# Task to carry out:
Restate the whole listing word for word. Pictures are left out.

************

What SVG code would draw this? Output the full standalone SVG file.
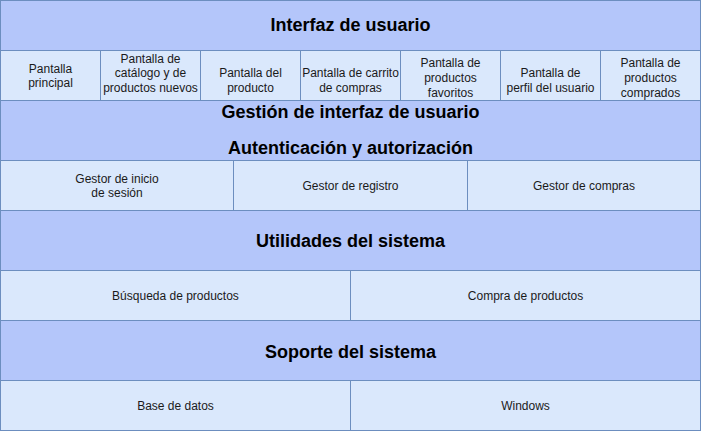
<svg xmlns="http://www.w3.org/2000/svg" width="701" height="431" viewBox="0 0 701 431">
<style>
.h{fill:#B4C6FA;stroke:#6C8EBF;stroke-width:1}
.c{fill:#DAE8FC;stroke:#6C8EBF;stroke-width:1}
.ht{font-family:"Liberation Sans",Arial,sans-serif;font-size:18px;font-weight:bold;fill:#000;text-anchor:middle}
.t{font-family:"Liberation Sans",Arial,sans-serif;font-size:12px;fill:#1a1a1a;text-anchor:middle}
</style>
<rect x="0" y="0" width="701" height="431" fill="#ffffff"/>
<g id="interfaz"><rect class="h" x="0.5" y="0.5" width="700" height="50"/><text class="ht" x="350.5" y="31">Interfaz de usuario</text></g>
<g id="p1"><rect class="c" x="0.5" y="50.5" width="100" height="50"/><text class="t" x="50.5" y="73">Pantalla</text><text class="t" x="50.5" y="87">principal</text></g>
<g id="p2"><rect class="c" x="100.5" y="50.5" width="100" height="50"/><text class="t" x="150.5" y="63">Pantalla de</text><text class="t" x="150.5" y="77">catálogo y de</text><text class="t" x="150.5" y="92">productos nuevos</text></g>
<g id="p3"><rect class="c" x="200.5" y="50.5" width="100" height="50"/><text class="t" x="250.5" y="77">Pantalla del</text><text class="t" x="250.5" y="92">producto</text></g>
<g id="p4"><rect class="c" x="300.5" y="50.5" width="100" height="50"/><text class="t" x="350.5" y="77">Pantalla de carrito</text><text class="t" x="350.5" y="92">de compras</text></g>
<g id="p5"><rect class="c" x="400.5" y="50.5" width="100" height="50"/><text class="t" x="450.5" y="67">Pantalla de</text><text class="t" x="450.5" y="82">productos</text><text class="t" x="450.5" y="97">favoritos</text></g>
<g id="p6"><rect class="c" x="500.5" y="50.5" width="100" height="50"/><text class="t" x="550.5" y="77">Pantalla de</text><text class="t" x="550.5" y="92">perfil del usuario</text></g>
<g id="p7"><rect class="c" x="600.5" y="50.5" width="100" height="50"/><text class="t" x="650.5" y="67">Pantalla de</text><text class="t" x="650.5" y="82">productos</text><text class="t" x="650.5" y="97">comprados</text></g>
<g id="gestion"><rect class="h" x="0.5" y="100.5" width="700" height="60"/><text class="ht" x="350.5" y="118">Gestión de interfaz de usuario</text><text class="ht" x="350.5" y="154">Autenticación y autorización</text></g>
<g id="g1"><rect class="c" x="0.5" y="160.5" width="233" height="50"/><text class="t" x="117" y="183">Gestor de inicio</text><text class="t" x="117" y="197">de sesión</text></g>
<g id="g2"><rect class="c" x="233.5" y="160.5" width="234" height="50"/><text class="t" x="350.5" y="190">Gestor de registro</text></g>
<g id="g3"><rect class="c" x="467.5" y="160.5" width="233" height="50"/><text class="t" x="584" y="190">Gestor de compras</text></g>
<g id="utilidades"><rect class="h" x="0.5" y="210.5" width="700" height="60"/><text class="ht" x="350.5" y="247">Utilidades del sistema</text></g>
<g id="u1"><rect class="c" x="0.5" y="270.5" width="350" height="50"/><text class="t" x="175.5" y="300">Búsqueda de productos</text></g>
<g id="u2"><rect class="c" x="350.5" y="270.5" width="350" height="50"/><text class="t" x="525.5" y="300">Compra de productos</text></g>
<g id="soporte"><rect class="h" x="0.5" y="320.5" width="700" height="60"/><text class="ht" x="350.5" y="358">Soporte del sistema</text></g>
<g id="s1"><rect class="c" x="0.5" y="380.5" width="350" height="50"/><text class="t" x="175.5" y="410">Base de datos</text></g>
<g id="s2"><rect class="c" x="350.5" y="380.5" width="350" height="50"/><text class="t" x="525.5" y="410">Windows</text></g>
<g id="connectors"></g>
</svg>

************

# Solution:
What SVG code would draw this? Output the full standalone SVG file.
<svg xmlns="http://www.w3.org/2000/svg" width="701" height="431" viewBox="0 0 701 431">
<style>
.h{fill:#B4C6FA;stroke:#6C8EBF;stroke-width:1}
.c{fill:#DAE8FC;stroke:#6C8EBF;stroke-width:1}
.ht{font-family:"Liberation Sans",Arial,sans-serif;font-size:18px;font-weight:bold;fill:#000;text-anchor:middle}
.t{font-family:"Liberation Sans",Arial,sans-serif;font-size:12px;fill:#1a1a1a;text-anchor:middle}
</style>
<rect x="0" y="0" width="701" height="431" fill="#ffffff"/>
<g id="interfaz"><rect class="h" x="0.5" y="0.5" width="700" height="50"/><text class="ht" x="350.5" y="31">Interfaz de usuario</text></g>
<g id="p1"><rect class="c" x="0.5" y="50.5" width="100" height="50"/><text class="t" x="50.5" y="73">Pantalla</text><text class="t" x="50.5" y="87">principal</text></g>
<g id="p2"><rect class="c" x="100.5" y="50.5" width="100" height="50"/><text class="t" x="150.5" y="63">Pantalla de</text><text class="t" x="150.5" y="77">catálogo y de</text><text class="t" x="150.5" y="92">productos nuevos</text></g>
<g id="p3"><rect class="c" x="200.5" y="50.5" width="100" height="50"/><text class="t" x="250.5" y="77">Pantalla del</text><text class="t" x="250.5" y="92">producto</text></g>
<g id="p4"><rect class="c" x="300.5" y="50.5" width="100" height="50"/><text class="t" x="350.5" y="77">Pantalla de carrito</text><text class="t" x="350.5" y="92">de compras</text></g>
<g id="p5"><rect class="c" x="400.5" y="50.5" width="100" height="50"/><text class="t" x="450.5" y="67">Pantalla de</text><text class="t" x="450.5" y="82">productos</text><text class="t" x="450.5" y="97">favoritos</text></g>
<g id="p6"><rect class="c" x="500.5" y="50.5" width="100" height="50"/><text class="t" x="550.5" y="77">Pantalla de</text><text class="t" x="550.5" y="92">perfil del usuario</text></g>
<g id="p7"><rect class="c" x="600.5" y="50.5" width="100" height="50"/><text class="t" x="650.5" y="67">Pantalla de</text><text class="t" x="650.5" y="82">productos</text><text class="t" x="650.5" y="97">comprados</text></g>
<g id="gestion"><rect class="h" x="0.5" y="100.5" width="700" height="60"/><text class="ht" x="350.5" y="118">Gestión de interfaz de usuario</text><text class="ht" x="350.5" y="154">Autenticación y autorización</text></g>
<g id="g1"><rect class="c" x="0.5" y="160.5" width="233" height="50"/><text class="t" x="117" y="183">Gestor de inicio</text><text class="t" x="117" y="197">de sesión</text></g>
<g id="g2"><rect class="c" x="233.5" y="160.5" width="234" height="50"/><text class="t" x="350.5" y="190">Gestor de registro</text></g>
<g id="g3"><rect class="c" x="467.5" y="160.5" width="233" height="50"/><text class="t" x="584" y="190">Gestor de compras</text></g>
<g id="utilidades"><rect class="h" x="0.5" y="210.5" width="700" height="60"/><text class="ht" x="350.5" y="247">Utilidades del sistema</text></g>
<g id="u1"><rect class="c" x="0.5" y="270.5" width="350" height="50"/><text class="t" x="175.5" y="300">Búsqueda de productos</text></g>
<g id="u2"><rect class="c" x="350.5" y="270.5" width="350" height="50"/><text class="t" x="525.5" y="300">Compra de productos</text></g>
<g id="soporte"><rect class="h" x="0.5" y="320.5" width="700" height="60"/><text class="ht" x="350.5" y="358">Soporte del sistema</text></g>
<g id="s1"><rect class="c" x="0.5" y="380.5" width="350" height="50"/><text class="t" x="175.5" y="410">Base de datos</text></g>
<g id="s2"><rect class="c" x="350.5" y="380.5" width="350" height="50"/><text class="t" x="525.5" y="410">Windows</text></g>
<g id="connectors"></g>
</svg>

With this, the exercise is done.